-- start of PROVIDED INFORMATION --
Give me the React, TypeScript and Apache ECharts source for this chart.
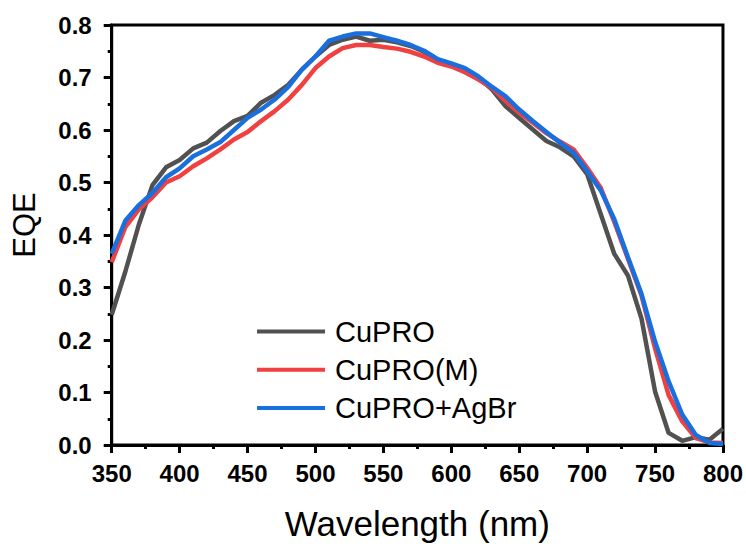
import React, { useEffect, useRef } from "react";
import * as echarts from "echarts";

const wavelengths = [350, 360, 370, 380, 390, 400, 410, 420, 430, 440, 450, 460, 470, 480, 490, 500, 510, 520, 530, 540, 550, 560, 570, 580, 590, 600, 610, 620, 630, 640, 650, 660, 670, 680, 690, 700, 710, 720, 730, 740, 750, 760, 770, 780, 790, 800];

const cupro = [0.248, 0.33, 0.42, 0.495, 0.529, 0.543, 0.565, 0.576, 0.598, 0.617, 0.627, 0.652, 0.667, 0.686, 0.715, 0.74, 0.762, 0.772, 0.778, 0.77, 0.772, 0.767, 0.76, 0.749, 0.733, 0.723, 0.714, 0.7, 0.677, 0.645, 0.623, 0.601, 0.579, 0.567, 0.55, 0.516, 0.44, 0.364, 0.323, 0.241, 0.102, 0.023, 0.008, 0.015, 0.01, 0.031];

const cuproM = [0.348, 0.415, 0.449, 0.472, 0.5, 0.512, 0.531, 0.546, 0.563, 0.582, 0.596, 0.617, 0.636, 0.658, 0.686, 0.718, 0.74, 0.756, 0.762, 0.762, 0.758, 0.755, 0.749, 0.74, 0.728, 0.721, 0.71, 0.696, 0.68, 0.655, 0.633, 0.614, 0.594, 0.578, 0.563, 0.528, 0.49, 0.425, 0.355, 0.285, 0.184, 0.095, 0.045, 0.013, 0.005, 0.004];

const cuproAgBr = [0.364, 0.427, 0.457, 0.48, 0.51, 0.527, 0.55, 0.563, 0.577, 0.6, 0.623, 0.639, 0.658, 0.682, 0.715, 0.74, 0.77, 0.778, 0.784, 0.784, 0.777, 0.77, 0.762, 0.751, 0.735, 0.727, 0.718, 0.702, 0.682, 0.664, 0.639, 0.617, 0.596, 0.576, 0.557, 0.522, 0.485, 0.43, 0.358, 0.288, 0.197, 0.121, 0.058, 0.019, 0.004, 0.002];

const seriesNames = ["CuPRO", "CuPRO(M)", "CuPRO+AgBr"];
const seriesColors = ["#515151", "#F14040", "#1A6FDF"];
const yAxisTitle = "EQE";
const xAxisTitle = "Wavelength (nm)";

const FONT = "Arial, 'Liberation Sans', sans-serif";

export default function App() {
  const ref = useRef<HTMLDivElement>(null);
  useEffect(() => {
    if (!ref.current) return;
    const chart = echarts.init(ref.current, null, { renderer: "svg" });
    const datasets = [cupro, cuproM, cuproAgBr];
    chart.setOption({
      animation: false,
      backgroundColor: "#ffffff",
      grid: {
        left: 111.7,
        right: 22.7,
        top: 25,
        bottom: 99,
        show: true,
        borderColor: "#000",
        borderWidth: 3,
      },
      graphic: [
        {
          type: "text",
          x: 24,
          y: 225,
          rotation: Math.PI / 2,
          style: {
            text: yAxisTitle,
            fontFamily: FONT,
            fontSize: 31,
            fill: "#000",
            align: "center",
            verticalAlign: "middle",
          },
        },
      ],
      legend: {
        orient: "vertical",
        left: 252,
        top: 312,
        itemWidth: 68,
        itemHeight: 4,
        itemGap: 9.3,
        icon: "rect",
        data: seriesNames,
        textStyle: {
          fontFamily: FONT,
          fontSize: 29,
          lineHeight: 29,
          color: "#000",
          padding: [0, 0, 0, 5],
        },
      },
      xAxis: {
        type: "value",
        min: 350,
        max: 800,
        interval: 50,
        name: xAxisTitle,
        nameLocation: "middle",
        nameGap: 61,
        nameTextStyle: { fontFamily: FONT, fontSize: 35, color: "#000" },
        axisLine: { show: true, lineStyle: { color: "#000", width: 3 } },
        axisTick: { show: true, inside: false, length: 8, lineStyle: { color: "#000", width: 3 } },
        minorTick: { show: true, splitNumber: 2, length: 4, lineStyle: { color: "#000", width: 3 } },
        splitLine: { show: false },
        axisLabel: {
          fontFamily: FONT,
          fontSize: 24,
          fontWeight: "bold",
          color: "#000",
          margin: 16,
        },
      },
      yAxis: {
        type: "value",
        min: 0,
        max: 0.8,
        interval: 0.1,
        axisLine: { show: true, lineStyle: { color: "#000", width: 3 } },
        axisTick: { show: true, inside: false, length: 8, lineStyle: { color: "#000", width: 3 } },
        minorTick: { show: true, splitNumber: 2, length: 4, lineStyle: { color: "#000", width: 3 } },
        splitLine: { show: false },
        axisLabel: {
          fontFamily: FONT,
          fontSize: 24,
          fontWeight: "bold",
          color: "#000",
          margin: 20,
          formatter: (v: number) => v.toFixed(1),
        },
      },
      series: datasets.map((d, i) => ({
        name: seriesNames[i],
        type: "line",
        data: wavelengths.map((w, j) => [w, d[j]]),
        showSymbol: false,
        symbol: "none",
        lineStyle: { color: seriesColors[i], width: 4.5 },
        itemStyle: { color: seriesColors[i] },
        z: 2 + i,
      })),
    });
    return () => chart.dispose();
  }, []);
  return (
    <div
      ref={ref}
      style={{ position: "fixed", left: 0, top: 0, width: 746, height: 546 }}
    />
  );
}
-- end of PROVIDED INFORMATION --
-- start of PROVIDED INFORMATION --
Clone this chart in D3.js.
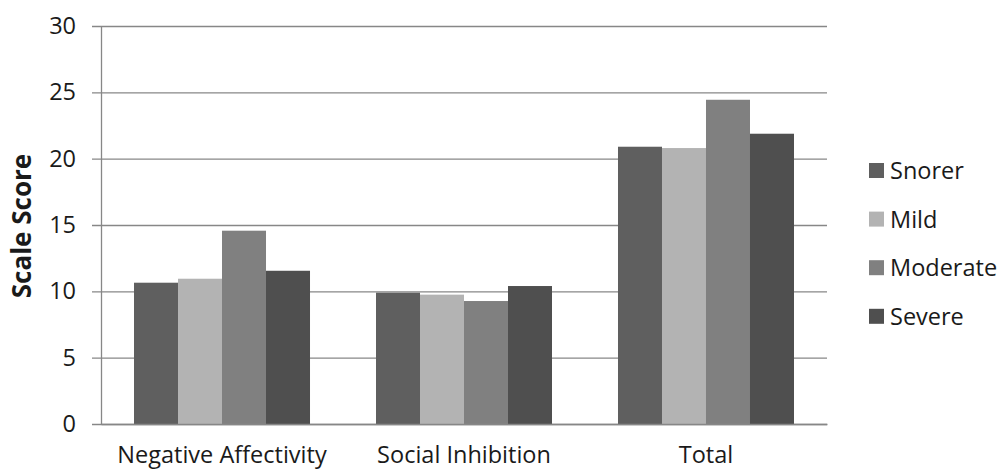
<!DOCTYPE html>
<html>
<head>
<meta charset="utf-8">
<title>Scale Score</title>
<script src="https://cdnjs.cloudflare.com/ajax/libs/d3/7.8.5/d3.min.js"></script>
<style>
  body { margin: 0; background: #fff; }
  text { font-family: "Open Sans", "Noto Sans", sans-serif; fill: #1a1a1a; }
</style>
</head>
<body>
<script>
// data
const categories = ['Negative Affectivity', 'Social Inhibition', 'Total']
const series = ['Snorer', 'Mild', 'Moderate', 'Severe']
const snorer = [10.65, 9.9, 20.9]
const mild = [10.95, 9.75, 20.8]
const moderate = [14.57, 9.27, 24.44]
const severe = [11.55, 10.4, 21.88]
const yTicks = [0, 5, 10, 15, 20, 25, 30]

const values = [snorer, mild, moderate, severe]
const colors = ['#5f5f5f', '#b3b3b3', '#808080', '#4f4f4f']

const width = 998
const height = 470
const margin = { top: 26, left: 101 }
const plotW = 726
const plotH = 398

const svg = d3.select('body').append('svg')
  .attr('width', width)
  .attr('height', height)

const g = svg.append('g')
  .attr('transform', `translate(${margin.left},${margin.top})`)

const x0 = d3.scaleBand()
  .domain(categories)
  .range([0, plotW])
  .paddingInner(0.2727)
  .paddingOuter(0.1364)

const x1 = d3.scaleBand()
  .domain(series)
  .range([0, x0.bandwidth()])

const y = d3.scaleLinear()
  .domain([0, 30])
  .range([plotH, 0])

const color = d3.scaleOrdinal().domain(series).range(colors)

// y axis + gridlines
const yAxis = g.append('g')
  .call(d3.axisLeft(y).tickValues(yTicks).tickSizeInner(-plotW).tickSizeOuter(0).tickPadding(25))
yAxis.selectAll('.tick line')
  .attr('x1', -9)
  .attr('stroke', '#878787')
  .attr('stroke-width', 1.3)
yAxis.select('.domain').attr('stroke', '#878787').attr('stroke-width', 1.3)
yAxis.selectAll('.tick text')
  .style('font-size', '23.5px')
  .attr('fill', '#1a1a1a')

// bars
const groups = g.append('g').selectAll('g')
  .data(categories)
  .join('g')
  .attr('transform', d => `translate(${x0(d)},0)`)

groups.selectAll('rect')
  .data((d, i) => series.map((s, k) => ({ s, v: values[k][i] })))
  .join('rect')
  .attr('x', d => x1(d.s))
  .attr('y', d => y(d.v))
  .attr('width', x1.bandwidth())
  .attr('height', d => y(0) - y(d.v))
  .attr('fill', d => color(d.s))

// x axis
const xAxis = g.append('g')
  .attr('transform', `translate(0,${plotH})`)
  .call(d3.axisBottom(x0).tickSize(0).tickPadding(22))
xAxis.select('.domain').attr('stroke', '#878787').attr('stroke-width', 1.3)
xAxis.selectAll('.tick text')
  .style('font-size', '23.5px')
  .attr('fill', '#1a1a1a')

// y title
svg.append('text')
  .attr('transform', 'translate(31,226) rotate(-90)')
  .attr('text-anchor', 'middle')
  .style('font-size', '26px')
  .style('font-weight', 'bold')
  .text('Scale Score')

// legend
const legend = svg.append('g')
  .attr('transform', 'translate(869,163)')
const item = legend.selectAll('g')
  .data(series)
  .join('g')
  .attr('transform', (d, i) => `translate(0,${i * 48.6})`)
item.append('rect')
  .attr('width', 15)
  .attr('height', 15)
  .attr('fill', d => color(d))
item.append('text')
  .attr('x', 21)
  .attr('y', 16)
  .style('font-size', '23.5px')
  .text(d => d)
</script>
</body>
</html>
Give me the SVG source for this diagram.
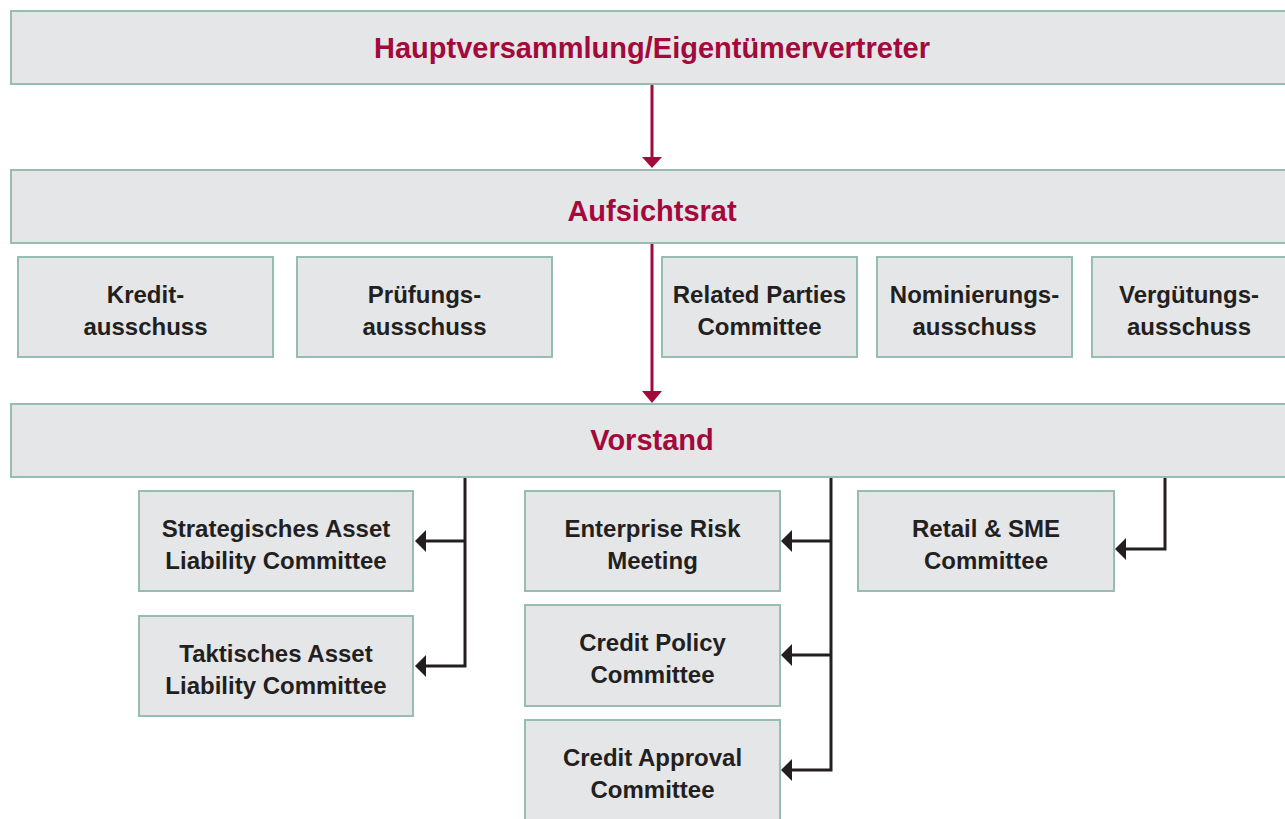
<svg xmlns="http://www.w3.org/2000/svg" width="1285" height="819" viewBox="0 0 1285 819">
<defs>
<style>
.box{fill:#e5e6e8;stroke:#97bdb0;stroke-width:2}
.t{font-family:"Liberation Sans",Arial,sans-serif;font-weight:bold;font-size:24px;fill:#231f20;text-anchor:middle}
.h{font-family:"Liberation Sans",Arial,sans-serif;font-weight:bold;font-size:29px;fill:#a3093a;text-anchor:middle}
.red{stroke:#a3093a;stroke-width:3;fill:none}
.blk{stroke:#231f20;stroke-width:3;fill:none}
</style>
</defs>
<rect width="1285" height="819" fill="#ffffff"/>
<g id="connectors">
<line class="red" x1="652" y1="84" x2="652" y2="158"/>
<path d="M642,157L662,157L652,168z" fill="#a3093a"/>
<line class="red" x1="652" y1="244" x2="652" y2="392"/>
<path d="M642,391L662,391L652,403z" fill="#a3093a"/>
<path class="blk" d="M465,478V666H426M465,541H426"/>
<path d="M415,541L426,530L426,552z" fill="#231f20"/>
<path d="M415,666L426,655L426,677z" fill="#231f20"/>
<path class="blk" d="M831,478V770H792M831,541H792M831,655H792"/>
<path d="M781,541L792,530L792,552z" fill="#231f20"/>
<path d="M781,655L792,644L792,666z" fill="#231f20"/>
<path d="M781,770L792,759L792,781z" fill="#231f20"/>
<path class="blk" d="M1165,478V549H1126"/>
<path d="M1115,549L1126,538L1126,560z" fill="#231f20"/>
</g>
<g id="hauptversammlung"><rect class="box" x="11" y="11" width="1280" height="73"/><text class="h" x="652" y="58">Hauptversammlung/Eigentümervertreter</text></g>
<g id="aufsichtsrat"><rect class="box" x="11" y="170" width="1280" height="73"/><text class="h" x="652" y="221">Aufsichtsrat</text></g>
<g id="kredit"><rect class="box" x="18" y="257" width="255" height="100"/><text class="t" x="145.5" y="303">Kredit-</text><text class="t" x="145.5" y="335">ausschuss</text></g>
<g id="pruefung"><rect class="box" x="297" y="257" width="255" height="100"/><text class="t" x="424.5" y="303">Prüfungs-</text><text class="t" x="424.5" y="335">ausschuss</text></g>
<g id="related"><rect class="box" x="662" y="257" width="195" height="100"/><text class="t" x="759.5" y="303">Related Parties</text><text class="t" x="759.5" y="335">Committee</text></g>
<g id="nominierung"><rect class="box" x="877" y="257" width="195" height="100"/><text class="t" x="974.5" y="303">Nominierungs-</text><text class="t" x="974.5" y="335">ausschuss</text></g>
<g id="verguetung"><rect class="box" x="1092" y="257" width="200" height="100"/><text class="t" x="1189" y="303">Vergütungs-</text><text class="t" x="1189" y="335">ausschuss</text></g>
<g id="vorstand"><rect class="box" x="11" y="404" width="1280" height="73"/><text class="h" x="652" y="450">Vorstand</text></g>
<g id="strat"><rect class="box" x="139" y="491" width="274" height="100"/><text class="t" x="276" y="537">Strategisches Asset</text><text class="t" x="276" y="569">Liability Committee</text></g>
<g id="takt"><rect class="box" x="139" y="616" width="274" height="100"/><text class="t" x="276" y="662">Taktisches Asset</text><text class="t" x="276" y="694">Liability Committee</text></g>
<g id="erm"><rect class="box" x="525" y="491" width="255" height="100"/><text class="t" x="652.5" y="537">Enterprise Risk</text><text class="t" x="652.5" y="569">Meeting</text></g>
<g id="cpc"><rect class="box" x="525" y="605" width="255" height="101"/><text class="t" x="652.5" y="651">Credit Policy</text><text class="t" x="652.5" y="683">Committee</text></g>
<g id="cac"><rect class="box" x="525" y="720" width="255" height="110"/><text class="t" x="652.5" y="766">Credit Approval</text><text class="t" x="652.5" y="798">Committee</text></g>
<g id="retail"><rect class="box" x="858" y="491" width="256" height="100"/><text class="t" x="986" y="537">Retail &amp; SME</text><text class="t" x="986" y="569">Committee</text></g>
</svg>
-- end of PROVIDED INFORMATION --
INSTRUCTION: Lines containing the word "this" must all be returned from the material above.

ANSWER BELOW:
Give me the React, TypeScript and Apache ECharts source for this chart.
Clone this chart in D3.js.
Give me the SVG source for this diagram.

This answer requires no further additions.